From some research, I figured out that MDE seems to be connected to Microsoft Visual Studio. If one does not use Microsoft Visual Studio, I would just .zip the file and delete the originals so that this problem will not happen. If you don't know how to .zip a file and definitely do not use Microsoft Visual Studio (MVS), it should be okay to delete the folder, which will probably be located under c:\Program Files. 
Either MDE, MVS, or other programs were programmed badly. Based on the combination of my experience and cliffrose's experience, I would have to say it is likely to be bad programming from MVS's or MDE's end. You may be able to just .zip the files that relate to MDE, but I do not know the exact differences and feel like figuring them out. Maybe someone else can guide you to those specific files if you wish. 

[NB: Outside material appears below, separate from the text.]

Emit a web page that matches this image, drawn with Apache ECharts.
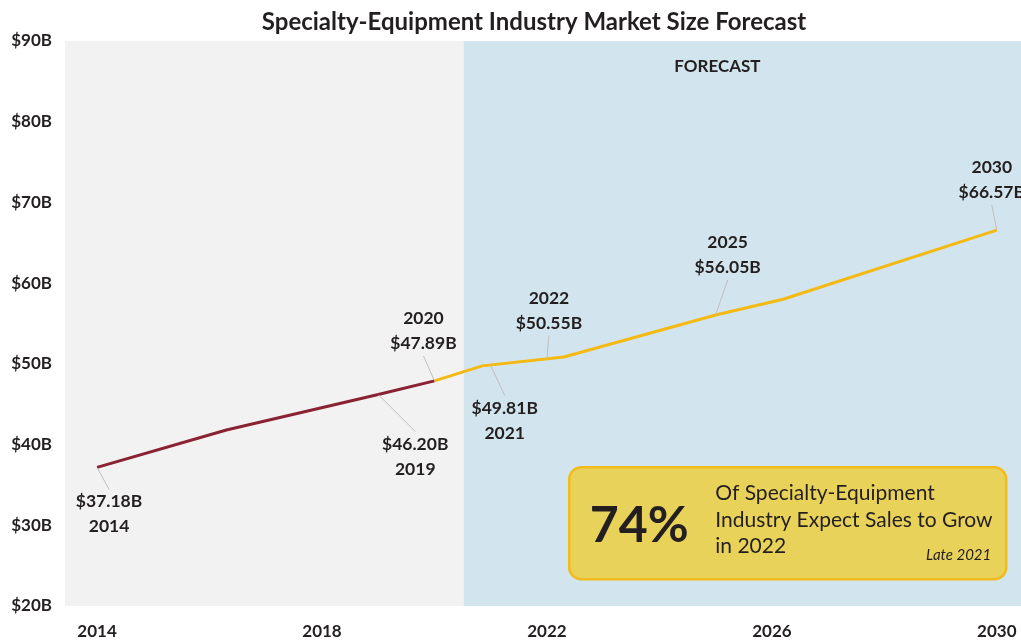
<!DOCTYPE html>
<html>
<head>
<meta charset="utf-8">
<script src="https://cdn.jsdelivr.net/npm/echarts@6/dist/echarts.min.js"></script>
<style>
html,body{margin:0;padding:0;background:#fff;}
#chart{width:1021px;height:640px;}
</style>
</head>
<body>
<div id="chart"></div>
<script>
// ---- data ----
const histYears = [2014, 2016.3, 2019, 2020];
const histValues = [37.18, 41.8, 46.20, 47.89];
const fcYears = [2020, 2020.85, 2022.3, 2025, 2026.2, 2030];
const fcValues = [47.89, 49.75, 50.85, 56.05, 58.0, 66.57];
const labelYears = [2014, 2019, 2020, 2021, 2022, 2025, 2030];
const labelValues = [37.18, 46.20, 47.89, 49.81, 50.55, 56.05, 66.57];
const xTickLabels = [2014, 2018, 2022, 2026, 2030];
const forecastStart = 2020.52;
const xMin = 2013.43, xMax = 2030.43;

// label offsets (layout only)
const labelOffsets = [[12,47],[37,62],[-11,-50],[14,55],[2,-49],[12,-60],[-5,-50]];

const textColor = '#231f20';
const font = 'Lato, "Open Sans", sans-serif';

const chart = echarts.init(document.getElementById('chart'));
chart.setOption({
  animation: false,
  title: {
    text: 'Specialty-Equipment Industry Market Size Forecast',
    left: 529, top: 5, textAlign: 'center',
    textStyle: {fontFamily: font, fontWeight: 'bold', fontSize: 24, color: textColor}
  },
  grid: {left: 65, right: 0, top: 41, bottom: 33, containLabel: false},
  xAxis: {
    type: 'value', min: xMin, max: xMax,
    axisLine: {show: false}, axisTick: {show: false}, splitLine: {show: false},
    axisLabel: {
      customValues: xTickLabels, margin: 17,
      fontFamily: font, fontWeight: 'bold', fontSize: 17, color: textColor,
      formatter: v => String(Math.round(v))
    }
  },
  yAxis: {
    type: 'value', min: 20, max: 90, interval: 10,
    axisLine: {show: false}, axisTick: {show: false}, splitLine: {show: false},
    axisLabel: {
      margin: 13, fontFamily: font, fontWeight: 'bold', fontSize: 17, color: textColor,
      formatter: v => '$' + v + 'B'
    }
  },
  series: [
    {
      type: 'line', name: 'Historical',
      data: histYears.map((y, i) => [y, histValues[i]]),
      symbol: 'none', lineStyle: {color: '#8b2232', width: 3}, z: 3,
      markArea: {
        silent: true,
        data: [
          [{xAxis: xMin, itemStyle: {color: '#f2f2f2'}}, {xAxis: forecastStart}],
          [{xAxis: forecastStart, itemStyle: {color: '#d2e5ee'},
            label: {show: true, position: 'insideTop', offset: [-25, 12], formatter: 'FORECAST',
                    fontFamily: font, fontWeight: 'bold', fontSize: 17, color: textColor}},
           {xAxis: xMax}]
        ]
      }
    },
    {
      type: 'line', name: 'Forecast',
      data: fcYears.map((y, i) => [y, fcValues[i]]),
      symbol: 'none', lineStyle: {color: '#f5b913', width: 3}, z: 3
    },
    {
      type: 'scatter', name: 'Labels',
      data: labelYears.map((y, i) => [y, labelValues[i]]),
      symbolSize: 1, itemStyle: {color: 'rgba(0,0,0,0)', opacity: 1}, z: 4,
      label: {
        show: true, position: 'inside', align: 'center', verticalAlign: 'middle',
        fontFamily: font, fontWeight: 'bold', fontSize: 17.5, lineHeight: 25, color: textColor,
        formatter: p => {
          const v = '$' + p.value[1].toFixed(2) + 'B';
          const yr = String(p.value[0]);
          return labelOffsets[p.dataIndex][1] < 0 ? yr + '\n' + v : v + '\n' + yr;
        }
      },
      labelLine: {show: true, lineStyle: {color: '#bfbfbf', width: 1}},
      labelLayout: p => ({dx: labelOffsets[p.dataIndex][0], dy: labelOffsets[p.dataIndex][1]})
    }
  ],
  graphic: [
    {
      type: 'group', left: 568, top: 466, z: 100,
      children: [
        {type: 'rect', z: 100, shape: {x: 0, y: 0, width: 437, height: 112, r: 12},
         style: {fill: '#e8d25a', stroke: '#f2bb1c', lineWidth: 2.5}},
        {type: 'text', z: 101, x: 70, y: 59,
         style: {text: '74%', fontFamily: font, fontWeight: 'bold', fontSize: 50, fill: textColor,
                 align: 'center', verticalAlign: 'middle'}},
        {type: 'text', z: 101, x: 146, y: 13,
         style: {text: 'Of Specialty-Equipment\nIndustry Expect Sales to Grow\nin 2022', fontFamily: font,
                 fontSize: 21, lineHeight: 26.5, fill: textColor, verticalAlign: 'top'}},
        {type: 'text', z: 101, x: 422, y: 88,
         style: {text: 'Late 2021', fontFamily: font, fontStyle: 'italic', fontSize: 15, fill: textColor,
                 align: 'right', verticalAlign: 'middle'}}
      ]
    }
  ]
});
</script>
</body>
</html>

I also read somewhere that you don't want to be connected to the server before using MDE, which makes it also sound like there is a conflict. I did not keep track of that link, I think it was off another forum. I used Google to find that forum.


----------



## IMM (Feb 1, 2002)

If this is VS6 (as you seem to indicate) -- Delete the following key:
HKEY_LOCAL_MACHINE\SOFTWARE\Microsoft\Windows NT\CurrentVersion\AeDebug\Debugger
(back it up first, and note the path to msdev.exe)


----------